■ **Data**:
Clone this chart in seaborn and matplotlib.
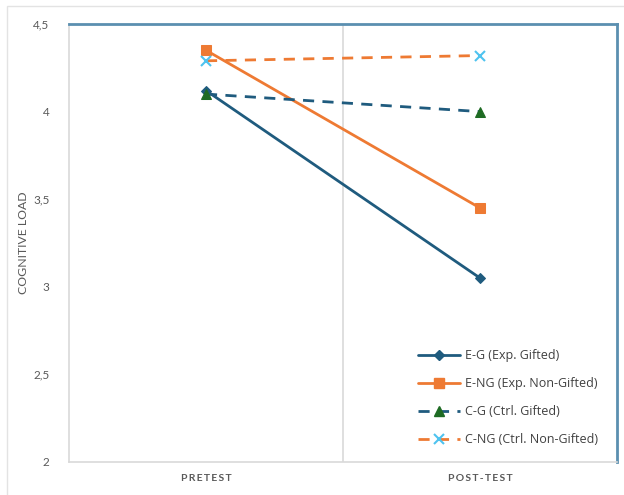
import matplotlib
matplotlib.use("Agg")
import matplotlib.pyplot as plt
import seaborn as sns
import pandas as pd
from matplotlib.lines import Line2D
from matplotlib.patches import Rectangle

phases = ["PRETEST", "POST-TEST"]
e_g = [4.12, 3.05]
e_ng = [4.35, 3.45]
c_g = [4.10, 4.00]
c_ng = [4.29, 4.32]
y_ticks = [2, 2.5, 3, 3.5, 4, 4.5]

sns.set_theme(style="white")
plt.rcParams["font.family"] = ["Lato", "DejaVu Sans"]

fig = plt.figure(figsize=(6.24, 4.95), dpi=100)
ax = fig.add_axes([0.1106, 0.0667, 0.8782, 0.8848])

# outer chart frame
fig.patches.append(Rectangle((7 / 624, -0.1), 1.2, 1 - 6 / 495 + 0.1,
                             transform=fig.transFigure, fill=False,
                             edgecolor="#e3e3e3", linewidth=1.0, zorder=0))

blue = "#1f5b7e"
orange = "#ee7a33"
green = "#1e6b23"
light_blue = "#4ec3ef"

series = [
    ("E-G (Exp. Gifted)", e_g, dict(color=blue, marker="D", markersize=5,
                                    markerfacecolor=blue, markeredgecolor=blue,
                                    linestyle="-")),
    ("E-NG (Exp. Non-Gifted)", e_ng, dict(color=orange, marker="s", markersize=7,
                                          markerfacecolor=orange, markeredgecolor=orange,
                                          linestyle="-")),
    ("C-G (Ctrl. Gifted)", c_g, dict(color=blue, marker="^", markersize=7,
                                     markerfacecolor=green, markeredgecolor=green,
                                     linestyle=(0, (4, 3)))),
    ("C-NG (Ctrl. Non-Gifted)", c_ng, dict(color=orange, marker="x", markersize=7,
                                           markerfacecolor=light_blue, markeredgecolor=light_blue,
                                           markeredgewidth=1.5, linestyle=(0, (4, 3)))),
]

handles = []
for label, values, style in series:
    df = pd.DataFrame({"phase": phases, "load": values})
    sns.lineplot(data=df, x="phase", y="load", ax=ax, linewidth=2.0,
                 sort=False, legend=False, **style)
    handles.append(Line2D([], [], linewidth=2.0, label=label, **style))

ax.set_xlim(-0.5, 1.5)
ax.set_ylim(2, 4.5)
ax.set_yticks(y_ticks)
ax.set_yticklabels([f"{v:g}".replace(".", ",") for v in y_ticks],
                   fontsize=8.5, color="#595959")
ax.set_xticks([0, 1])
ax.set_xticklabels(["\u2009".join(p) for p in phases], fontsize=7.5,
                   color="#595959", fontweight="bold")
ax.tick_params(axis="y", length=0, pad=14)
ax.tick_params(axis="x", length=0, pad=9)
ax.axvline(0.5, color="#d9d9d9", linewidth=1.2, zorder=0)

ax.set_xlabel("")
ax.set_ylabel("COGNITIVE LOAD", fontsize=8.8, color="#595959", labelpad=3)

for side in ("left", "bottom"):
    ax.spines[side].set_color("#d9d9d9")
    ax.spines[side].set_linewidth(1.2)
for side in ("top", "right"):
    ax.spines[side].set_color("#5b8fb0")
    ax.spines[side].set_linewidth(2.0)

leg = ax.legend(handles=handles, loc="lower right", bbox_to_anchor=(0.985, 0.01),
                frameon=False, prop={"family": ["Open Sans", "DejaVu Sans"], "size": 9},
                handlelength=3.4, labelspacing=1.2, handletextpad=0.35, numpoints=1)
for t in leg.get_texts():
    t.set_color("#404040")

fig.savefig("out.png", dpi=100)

■ **Aim of the exercise**: Omit every picture while copying the listing above exactly.

■ **Solution**:
Clone this chart in seaborn and matplotlib.
import matplotlib
matplotlib.use("Agg")
import matplotlib.pyplot as plt
import seaborn as sns
import pandas as pd
from matplotlib.lines import Line2D
from matplotlib.patches import Rectangle

phases = ["PRETEST", "POST-TEST"]
e_g = [4.12, 3.05]
e_ng = [4.35, 3.45]
c_g = [4.10, 4.00]
c_ng = [4.29, 4.32]
y_ticks = [2, 2.5, 3, 3.5, 4, 4.5]

sns.set_theme(style="white")
plt.rcParams["font.family"] = ["Lato", "DejaVu Sans"]

fig = plt.figure(figsize=(6.24, 4.95), dpi=100)
ax = fig.add_axes([0.1106, 0.0667, 0.8782, 0.8848])

# outer chart frame
fig.patches.append(Rectangle((7 / 624, -0.1), 1.2, 1 - 6 / 495 + 0.1,
                             transform=fig.transFigure, fill=False,
                             edgecolor="#e3e3e3", linewidth=1.0, zorder=0))

blue = "#1f5b7e"
orange = "#ee7a33"
green = "#1e6b23"
light_blue = "#4ec3ef"

series = [
    ("E-G (Exp. Gifted)", e_g, dict(color=blue, marker="D", markersize=5,
                                    markerfacecolor=blue, markeredgecolor=blue,
                                    linestyle="-")),
    ("E-NG (Exp. Non-Gifted)", e_ng, dict(color=orange, marker="s", markersize=7,
                                          markerfacecolor=orange, markeredgecolor=orange,
                                          linestyle="-")),
    ("C-G (Ctrl. Gifted)", c_g, dict(color=blue, marker="^", markersize=7,
                                     markerfacecolor=green, markeredgecolor=green,
                                     linestyle=(0, (4, 3)))),
    ("C-NG (Ctrl. Non-Gifted)", c_ng, dict(color=orange, marker="x", markersize=7,
                                           markerfacecolor=light_blue, markeredgecolor=light_blue,
                                           markeredgewidth=1.5, linestyle=(0, (4, 3)))),
]

handles = []
for label, values, style in series:
    df = pd.DataFrame({"phase": phases, "load": values})
    sns.lineplot(data=df, x="phase", y="load", ax=ax, linewidth=2.0,
                 sort=False, legend=False, **style)
    handles.append(Line2D([], [], linewidth=2.0, label=label, **style))

ax.set_xlim(-0.5, 1.5)
ax.set_ylim(2, 4.5)
ax.set_yticks(y_ticks)
ax.set_yticklabels([f"{v:g}".replace(".", ",") for v in y_ticks],
                   fontsize=8.5, color="#595959")
ax.set_xticks([0, 1])
ax.set_xticklabels(["\u2009".join(p) for p in phases], fontsize=7.5,
                   color="#595959", fontweight="bold")
ax.tick_params(axis="y", length=0, pad=14)
ax.tick_params(axis="x", length=0, pad=9)
ax.axvline(0.5, color="#d9d9d9", linewidth=1.2, zorder=0)

ax.set_xlabel("")
ax.set_ylabel("COGNITIVE LOAD", fontsize=8.8, color="#595959", labelpad=3)

for side in ("left", "bottom"):
    ax.spines[side].set_color("#d9d9d9")
    ax.spines[side].set_linewidth(1.2)
for side in ("top", "right"):
    ax.spines[side].set_color("#5b8fb0")
    ax.spines[side].set_linewidth(2.0)

leg = ax.legend(handles=handles, loc="lower right", bbox_to_anchor=(0.985, 0.01),
                frameon=False, prop={"family": ["Open Sans", "DejaVu Sans"], "size": 9},
                handlelength=3.4, labelspacing=1.2, handletextpad=0.35, numpoints=1)
for t in leg.get_texts():
    t.set_color("#404040")

fig.savefig("out.png", dpi=100)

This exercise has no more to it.